The current offering from Hughes, DIRECWAY, has over 250,000 broadband customers. They are getting new customers with home users as well as businesses (think chain stores with 1,000s of outlets, many of them out of reach of other broadband solutions). Our European division was recently signed to provide broadband for a leading credit company. All of this information is available at www.hns.com.
Also, the planned Spaceway offering, even with delays, will still be available well before this Japanese offering. Good luck to them getting all of the pieces together by 2015.
Obviously, I am being careful about what I say since I don't want to get in trouble with our corporate folks while trying to defend my company. The truth is that everything I know and see indicates a committment to satellite broadband by HNS.
An advice to our Japanese friends:
RUN LIKE HELL if the ping times get exceptionally better!!!
Satellite Internet is already available and not that uncommon. Take a look at http://www.satsig.net/. We use satellite Internet here in Iraq and it works rather well once you adjust your systems to deal with the latency. I've got VoIP running quite well with it.
The article is more than a little short on salient information. I'd take a guess that they will focus a very high gain spotbeam on the Japanese home islands and provide a few wide coverage transponders as well. That will give them the power density to use small earth terminals within Japan.
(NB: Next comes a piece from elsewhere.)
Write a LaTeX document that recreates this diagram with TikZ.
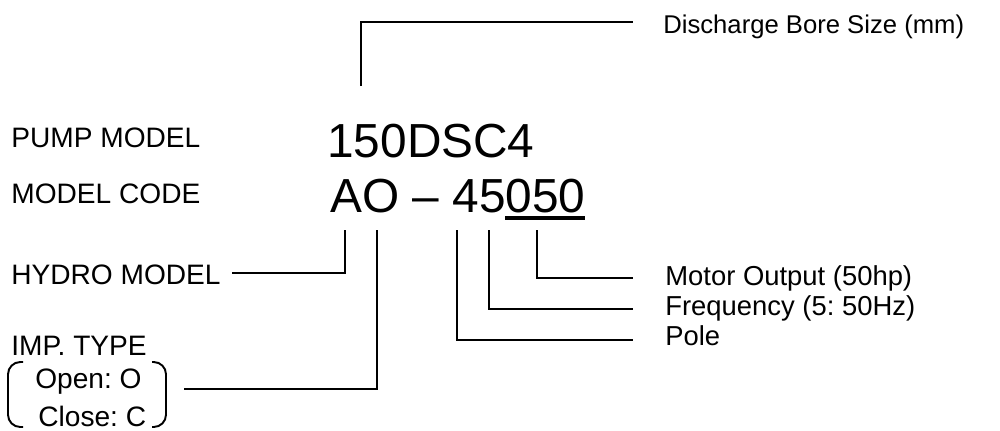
\documentclass[tikz,border=0pt]{standalone}
\usepackage{fontspec}
\setmainfont{Liberation Sans}
\usetikzlibrary{positioning}
\frenchspacing

\begin{document}
\begin{tikzpicture}[x=0.02cm,y=-0.02cm]
\tikzset{
 lbl/.style={anchor=base west,inner sep=0pt,font=\fontsize{15.6}{18}\selectfont},
 leftlbl/.style={lbl,font=\fontsize{16}{19}\selectfont},
 codetxt/.style={anchor=base west,inner sep=0pt,font=\fontsize{27.2}{31}\selectfont},
 conn/.style={line width=1.1pt}
}
\useasboundingbox (0,0) rectangle (1000,430);
% left labels
\node[leftlbl] (pump) at (11,147) {PUMP MODEL};
\node[leftlbl] (mcode) at (11,203) {MODEL CODE};
\node[leftlbl] (hydro) at (11,284) {HYDRO MODEL};
\node[leftlbl] (imp) at (11,355) {IMP. TYPE};
\node[leftlbl] (open) at (35,388) {Open: O};
\node[leftlbl] (close) at (38,426) {Close: C};
% model and code
\node[codetxt] (model) at (327,157) {150DSC4};
\node[codetxt] (codeno) at (330,212) {AO -- 45050};
\coordinate (ulA) at (505,218);
\coordinate (ulB) at (585,218);
\draw[line width=1.8pt] (ulA) -- (ulB);
% right labels
\node[lbl,font=\fontsize{14.6}{17}\selectfont] (bore) at (663,33) {Discharge Bore Size (mm)};
\node[lbl] (motor) at (665,285) {Motor Output (50hp)};
\node[lbl] (freq) at (665,315) {Frequency (5: 50Hz)};
\node[lbl] (pole) at (665,345) {Pole};
% connector points
\coordinate (tbore) at (361,86);
\coordinate (ebore) at (633,22);
\coordinate (tA) at (345,230);
\coordinate (tO) at (377,230);
\coordinate (tfour) at (457,230);
\coordinate (tfive) at (489,230);
\coordinate (tzero) at (537,230);
\coordinate (ehydro) at (232,273);
\coordinate (eimp) at (184,389);
\coordinate (emotor) at (633,278);
\coordinate (efreq) at (633,309);
\coordinate (epole) at (633,340);
\draw[conn] (tbore) |- (ebore);
\draw[conn] (tA) |- (ehydro);
\draw[conn] (tO) |- (eimp);
\draw[conn] (tzero) |- (emotor);
\draw[conn] (tfive) |- (efreq);
\draw[conn] (tfour) |- (epole);
% brackets
\draw[conn,rounded corners=7pt] (23,362) -| (8,427) -- (23,427);
\draw[conn,rounded corners=7pt] (152,362) -| (166,427) -- (152,427);
\end{tikzpicture}
\end{document}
Pricing is going to be the likely downfall of such a consumer oriented system. Relative to terrestrial broadband networks, satellite Internet is very expensive. For my current service, I pay ~$700/mo for 1M down and 256K up. Thats at a 10:1 contention ratio on a Linkstar (DVB-RCS MF-TDMA) system. Other plans are cheaper, but as the contention ratio goes up, the service delivered is only really suitable for very bursty non-realtime traffic.